— Start Extracted material —

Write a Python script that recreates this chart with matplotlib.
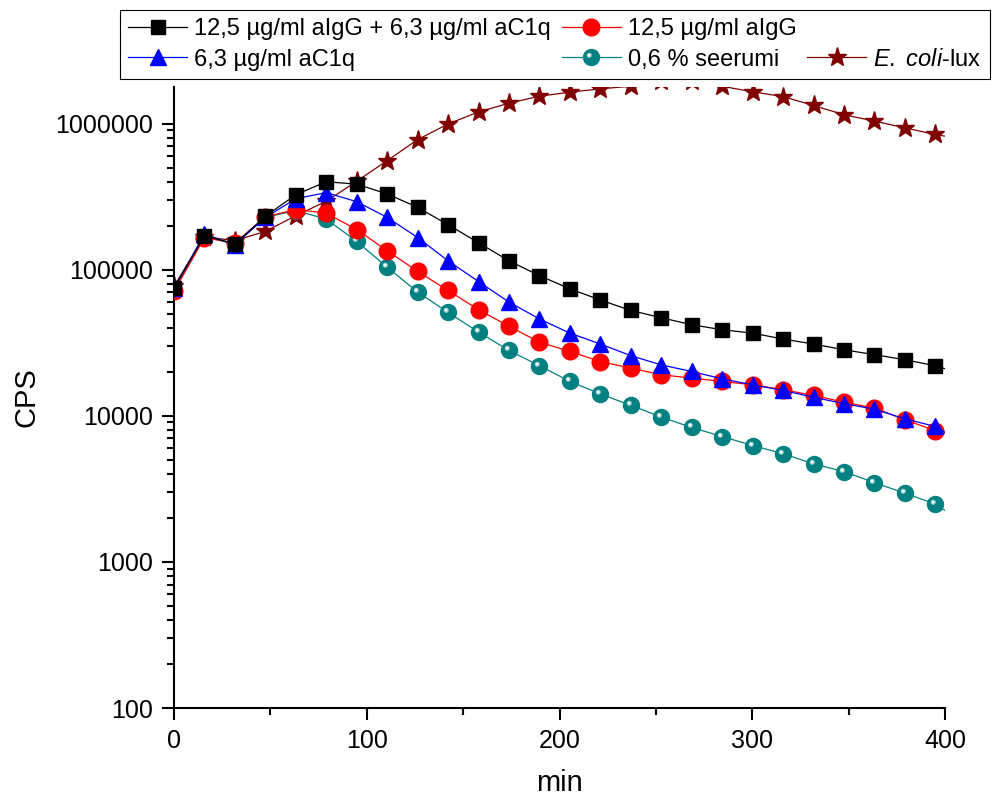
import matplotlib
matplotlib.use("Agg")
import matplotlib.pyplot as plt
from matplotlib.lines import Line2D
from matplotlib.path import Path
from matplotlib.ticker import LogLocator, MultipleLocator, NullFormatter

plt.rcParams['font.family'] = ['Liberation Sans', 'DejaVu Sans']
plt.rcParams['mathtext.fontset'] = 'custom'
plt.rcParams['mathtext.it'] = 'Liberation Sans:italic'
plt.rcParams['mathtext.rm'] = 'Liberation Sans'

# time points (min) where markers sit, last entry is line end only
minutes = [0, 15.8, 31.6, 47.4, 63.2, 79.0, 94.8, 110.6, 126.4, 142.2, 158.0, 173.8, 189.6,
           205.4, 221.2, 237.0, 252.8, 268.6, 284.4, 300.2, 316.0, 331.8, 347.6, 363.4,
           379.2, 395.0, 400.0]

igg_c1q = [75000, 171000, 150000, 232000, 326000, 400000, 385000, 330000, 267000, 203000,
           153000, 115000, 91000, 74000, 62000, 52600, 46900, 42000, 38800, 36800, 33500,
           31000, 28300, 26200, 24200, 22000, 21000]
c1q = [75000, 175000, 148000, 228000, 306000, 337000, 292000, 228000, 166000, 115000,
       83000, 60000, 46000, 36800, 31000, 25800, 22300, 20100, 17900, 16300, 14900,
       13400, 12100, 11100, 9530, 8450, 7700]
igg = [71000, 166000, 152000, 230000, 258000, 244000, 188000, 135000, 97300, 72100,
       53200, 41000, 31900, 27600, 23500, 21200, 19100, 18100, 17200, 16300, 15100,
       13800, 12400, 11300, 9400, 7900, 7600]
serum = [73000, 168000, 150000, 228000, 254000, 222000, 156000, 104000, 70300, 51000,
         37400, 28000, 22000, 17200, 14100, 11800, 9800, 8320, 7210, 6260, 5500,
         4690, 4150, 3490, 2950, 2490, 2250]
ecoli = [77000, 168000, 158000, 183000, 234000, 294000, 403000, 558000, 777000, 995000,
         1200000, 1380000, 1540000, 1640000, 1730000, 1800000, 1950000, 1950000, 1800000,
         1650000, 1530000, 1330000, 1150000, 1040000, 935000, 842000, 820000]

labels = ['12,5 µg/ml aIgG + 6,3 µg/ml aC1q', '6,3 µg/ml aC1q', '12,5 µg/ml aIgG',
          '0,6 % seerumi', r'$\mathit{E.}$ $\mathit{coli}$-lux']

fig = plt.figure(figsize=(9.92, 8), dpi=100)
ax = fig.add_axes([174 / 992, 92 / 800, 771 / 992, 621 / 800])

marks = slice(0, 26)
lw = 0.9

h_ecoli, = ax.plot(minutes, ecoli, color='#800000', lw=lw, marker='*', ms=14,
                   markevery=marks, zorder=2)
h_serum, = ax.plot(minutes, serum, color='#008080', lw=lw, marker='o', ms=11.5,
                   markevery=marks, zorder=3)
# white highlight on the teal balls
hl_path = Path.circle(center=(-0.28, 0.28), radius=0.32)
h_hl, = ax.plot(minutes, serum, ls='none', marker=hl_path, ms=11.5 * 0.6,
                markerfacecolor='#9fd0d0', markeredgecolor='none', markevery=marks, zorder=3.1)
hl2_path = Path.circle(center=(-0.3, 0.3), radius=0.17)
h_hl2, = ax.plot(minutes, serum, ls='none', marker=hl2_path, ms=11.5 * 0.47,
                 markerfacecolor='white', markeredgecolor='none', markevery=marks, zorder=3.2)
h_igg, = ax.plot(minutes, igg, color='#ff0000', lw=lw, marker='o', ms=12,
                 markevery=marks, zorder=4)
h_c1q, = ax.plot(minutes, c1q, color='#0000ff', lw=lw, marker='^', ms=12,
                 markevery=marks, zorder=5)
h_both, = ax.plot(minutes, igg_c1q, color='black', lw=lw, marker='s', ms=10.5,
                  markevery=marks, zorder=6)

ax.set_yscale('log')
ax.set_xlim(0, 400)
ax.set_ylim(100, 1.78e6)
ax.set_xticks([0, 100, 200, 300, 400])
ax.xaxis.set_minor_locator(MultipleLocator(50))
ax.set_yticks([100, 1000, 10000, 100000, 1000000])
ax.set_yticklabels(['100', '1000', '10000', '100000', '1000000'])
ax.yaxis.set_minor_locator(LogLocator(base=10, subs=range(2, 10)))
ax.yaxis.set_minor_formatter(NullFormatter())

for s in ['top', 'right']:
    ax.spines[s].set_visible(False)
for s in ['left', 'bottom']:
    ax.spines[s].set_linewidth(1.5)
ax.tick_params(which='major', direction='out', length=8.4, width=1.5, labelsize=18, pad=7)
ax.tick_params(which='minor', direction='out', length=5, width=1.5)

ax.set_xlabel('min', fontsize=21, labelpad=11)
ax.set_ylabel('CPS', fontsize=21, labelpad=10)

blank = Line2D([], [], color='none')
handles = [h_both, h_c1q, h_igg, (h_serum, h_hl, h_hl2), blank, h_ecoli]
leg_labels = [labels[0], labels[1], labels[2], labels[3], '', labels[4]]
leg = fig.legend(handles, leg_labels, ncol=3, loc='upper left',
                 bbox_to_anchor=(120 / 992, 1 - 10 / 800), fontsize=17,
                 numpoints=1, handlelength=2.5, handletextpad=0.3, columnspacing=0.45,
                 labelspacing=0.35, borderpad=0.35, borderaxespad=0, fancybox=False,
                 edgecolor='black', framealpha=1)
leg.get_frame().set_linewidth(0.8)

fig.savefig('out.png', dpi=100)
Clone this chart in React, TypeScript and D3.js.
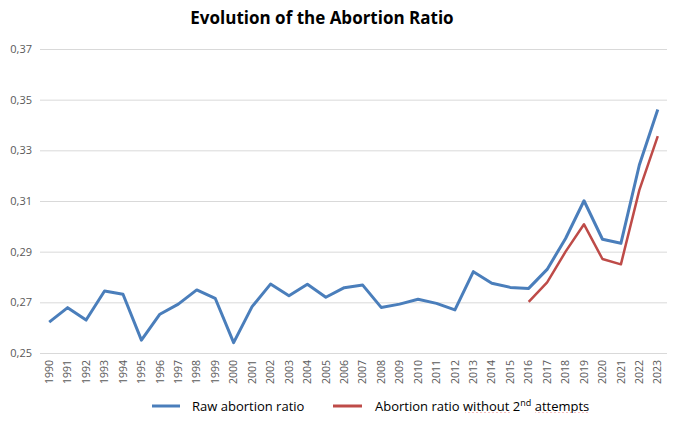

— End Extracted material —

▶ [Stated exercise]:
Restate the records above in full, word for word. Keep pictures out.

▶ [The output]:
Write a Python script that recreates this chart with matplotlib.
import matplotlib
matplotlib.use("Agg")
import matplotlib.pyplot as plt
from matplotlib.lines import Line2D
from matplotlib.path import Path
from matplotlib.ticker import LogLocator, MultipleLocator, NullFormatter

plt.rcParams['font.family'] = ['Liberation Sans', 'DejaVu Sans']
plt.rcParams['mathtext.fontset'] = 'custom'
plt.rcParams['mathtext.it'] = 'Liberation Sans:italic'
plt.rcParams['mathtext.rm'] = 'Liberation Sans'

# time points (min) where markers sit, last entry is line end only
minutes = [0, 15.8, 31.6, 47.4, 63.2, 79.0, 94.8, 110.6, 126.4, 142.2, 158.0, 173.8, 189.6,
           205.4, 221.2, 237.0, 252.8, 268.6, 284.4, 300.2, 316.0, 331.8, 347.6, 363.4,
           379.2, 395.0, 400.0]

igg_c1q = [75000, 171000, 150000, 232000, 326000, 400000, 385000, 330000, 267000, 203000,
           153000, 115000, 91000, 74000, 62000, 52600, 46900, 42000, 38800, 36800, 33500,
           31000, 28300, 26200, 24200, 22000, 21000]
c1q = [75000, 175000, 148000, 228000, 306000, 337000, 292000, 228000, 166000, 115000,
       83000, 60000, 46000, 36800, 31000, 25800, 22300, 20100, 17900, 16300, 14900,
       13400, 12100, 11100, 9530, 8450, 7700]
igg = [71000, 166000, 152000, 230000, 258000, 244000, 188000, 135000, 97300, 72100,
       53200, 41000, 31900, 27600, 23500, 21200, 19100, 18100, 17200, 16300, 15100,
       13800, 12400, 11300, 9400, 7900, 7600]
serum = [73000, 168000, 150000, 228000, 254000, 222000, 156000, 104000, 70300, 51000,
         37400, 28000, 22000, 17200, 14100, 11800, 9800, 8320, 7210, 6260, 5500,
         4690, 4150, 3490, 2950, 2490, 2250]
ecoli = [77000, 168000, 158000, 183000, 234000, 294000, 403000, 558000, 777000, 995000,
         1200000, 1380000, 1540000, 1640000, 1730000, 1800000, 1950000, 1950000, 1800000,
         1650000, 1530000, 1330000, 1150000, 1040000, 935000, 842000, 820000]

labels = ['12,5 µg/ml aIgG + 6,3 µg/ml aC1q', '6,3 µg/ml aC1q', '12,5 µg/ml aIgG',
          '0,6 % seerumi', r'$\mathit{E.}$ $\mathit{coli}$-lux']

fig = plt.figure(figsize=(9.92, 8), dpi=100)
ax = fig.add_axes([174 / 992, 92 / 800, 771 / 992, 621 / 800])

marks = slice(0, 26)
lw = 0.9

h_ecoli, = ax.plot(minutes, ecoli, color='#800000', lw=lw, marker='*', ms=14,
                   markevery=marks, zorder=2)
h_serum, = ax.plot(minutes, serum, color='#008080', lw=lw, marker='o', ms=11.5,
                   markevery=marks, zorder=3)
# white highlight on the teal balls
hl_path = Path.circle(center=(-0.28, 0.28), radius=0.32)
h_hl, = ax.plot(minutes, serum, ls='none', marker=hl_path, ms=11.5 * 0.6,
                markerfacecolor='#9fd0d0', markeredgecolor='none', markevery=marks, zorder=3.1)
hl2_path = Path.circle(center=(-0.3, 0.3), radius=0.17)
h_hl2, = ax.plot(minutes, serum, ls='none', marker=hl2_path, ms=11.5 * 0.47,
                 markerfacecolor='white', markeredgecolor='none', markevery=marks, zorder=3.2)
h_igg, = ax.plot(minutes, igg, color='#ff0000', lw=lw, marker='o', ms=12,
                 markevery=marks, zorder=4)
h_c1q, = ax.plot(minutes, c1q, color='#0000ff', lw=lw, marker='^', ms=12,
                 markevery=marks, zorder=5)
h_both, = ax.plot(minutes, igg_c1q, color='black', lw=lw, marker='s', ms=10.5,
                  markevery=marks, zorder=6)

ax.set_yscale('log')
ax.set_xlim(0, 400)
ax.set_ylim(100, 1.78e6)
ax.set_xticks([0, 100, 200, 300, 400])
ax.xaxis.set_minor_locator(MultipleLocator(50))
ax.set_yticks([100, 1000, 10000, 100000, 1000000])
ax.set_yticklabels(['100', '1000', '10000', '100000', '1000000'])
ax.yaxis.set_minor_locator(LogLocator(base=10, subs=range(2, 10)))
ax.yaxis.set_minor_formatter(NullFormatter())

for s in ['top', 'right']:
    ax.spines[s].set_visible(False)
for s in ['left', 'bottom']:
    ax.spines[s].set_linewidth(1.5)
ax.tick_params(which='major', direction='out', length=8.4, width=1.5, labelsize=18, pad=7)
ax.tick_params(which='minor', direction='out', length=5, width=1.5)

ax.set_xlabel('min', fontsize=21, labelpad=11)
ax.set_ylabel('CPS', fontsize=21, labelpad=10)

blank = Line2D([], [], color='none')
handles = [h_both, h_c1q, h_igg, (h_serum, h_hl, h_hl2), blank, h_ecoli]
leg_labels = [labels[0], labels[1], labels[2], labels[3], '', labels[4]]
leg = fig.legend(handles, leg_labels, ncol=3, loc='upper left',
                 bbox_to_anchor=(120 / 992, 1 - 10 / 800), fontsize=17,
                 numpoints=1, handlelength=2.5, handletextpad=0.3, columnspacing=0.45,
                 labelspacing=0.35, borderpad=0.35, borderaxespad=0, fancybox=False,
                 edgecolor='black', framealpha=1)
leg.get_frame().set_linewidth(0.8)

fig.savefig('out.png', dpi=100)
Clone this chart in React, TypeScript and D3.js.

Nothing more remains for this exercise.